接待的人越多,这些天下来,朱老二就越想家。
忽然的就很想家。
以前他也没咋觉得要感恩祖父,亲祖孙有啥可感谢的。总认为爷对他好,爷支撑起一个家之类的全是应当应分的。
此刻才知道,都三十多岁的人了,才恍然明白,他能成为朱家人是幸运。
朱家即便不是大富之家,但是在征徭役真要交银钱时,家里也是能拿出来的。
只凭这点,他们朱家小子就比好些人幸运。
旁边挨着朱老二桌子的老爷子,突然激动的昏厥,只因对面的记录员告知:“你孙儿还活着。”
那位老爷子有多激动,这面的朱老二,望着面前哭成泪人的老太太就有多不得劲儿。
一喜一悲,对比过于强烈。
他机械的说道:
“留下你镇你村你家顶梁柱的名字,你儿又是哪一年被征走的,过后会有官差到村里找到你家,给予补偿。下一个。”
不是他心狠,是已经没有希望就别磨蹭了,后来排队的那么多。
今日又是要忙到深夜的一天。坐在外面记录,手都要冻麻。
不过,他再咋地也比三弟强,听说三弟守城门脚都冻了,甚至比堂弟朱兴德都强。
他堂弟忙的,连口热水都顾不上喝。
朱兴德掀开医馆的门帘子,打算巡视一圈儿。
有被治疗已经缓过劲儿的小子,指着朱兴德对家人说:“爹,就是这位捕头去营救的我。”
“大人,你让我磕个头,就磕个头。”老汉拦在朱兴德面前老泪纵横,非要给跪磕一个。
朱兴德急忙拉住老汉的两只胳膊。
这一嗓子下来,医馆里好些家属也跟着激动要跪下。
这些家属来了城里后,早就听说了,这位捕头为藏下那铁矿图,曾被贼人报复偷了家,家里被偷的溜光,孩子孕妇都被熏的不行,家里有人受重伤被打了头,且在青城山下也差些被害了命,家里有科举的都差点儿没来得及进考场。

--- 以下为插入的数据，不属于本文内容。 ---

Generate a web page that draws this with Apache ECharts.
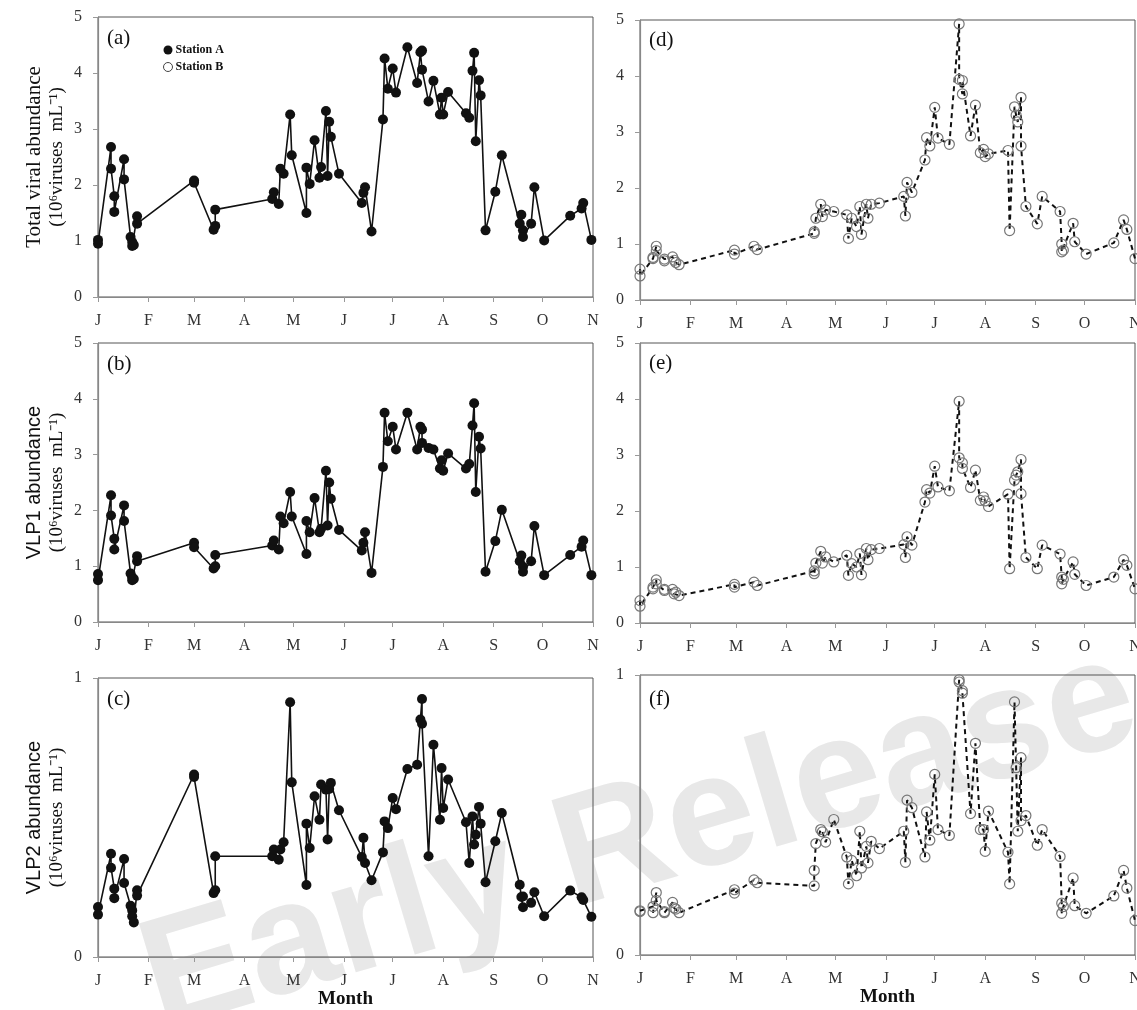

而如若没有那铁矿图,这些被梁贼人征走的徭役,可能一辈子都不会被找到,直到糊里糊涂的干活累死被扔进乱葬岗。
这份恩情,他们不知道该怎么还。
人家啥也不图,那就跪下磕个头。
朱兴德一边搀扶这些人起来,一边说道:“大爷大娘快起来,我就是乡下小子,今年我也差些被征走,你们不用谢我,为破案、保舆图、救你们的家人,更是我职责所在。”
脑中是那个梦境,外婆击鼓鸣冤,被打的血肉模糊,直到抬回去断气。
这些家属和梦里的外婆一样。
他就更不忍让这些人说句感谢,全是被迫害的,大家都一样。
接着,朱兴德又掷地有声地告诉大家,如若要谢,就该和他一样,谢皇上为咱们做主,谢朝廷派来了兵快速剿匪,谢知县大人,永甸县的新青天大老爷。
躺在这里的伤员,所花的每一文药钱,都是新任知县大人在掏,是永甸县县衙在承担。
包括已经遇害被活活累死的徭役,之后也会有补偿。
所以说,没有皇上、没有朝廷派来的兵,没有新任知县大人顶住重重压力,就没有今天被救出几百条人命重新团圆的局面,以及也能让上千位死不瞑目的徭役闭眼。
差一点儿,今年又要征徭役了,如若没有新任知县敢于彻查此案,可能今年又要有好些农家小子白白被迫害。
这些数据,当朱兴德说出来时,连一旁的郎中和药童都沉默了。
而以上的一幕,不止发生在这一间医馆里。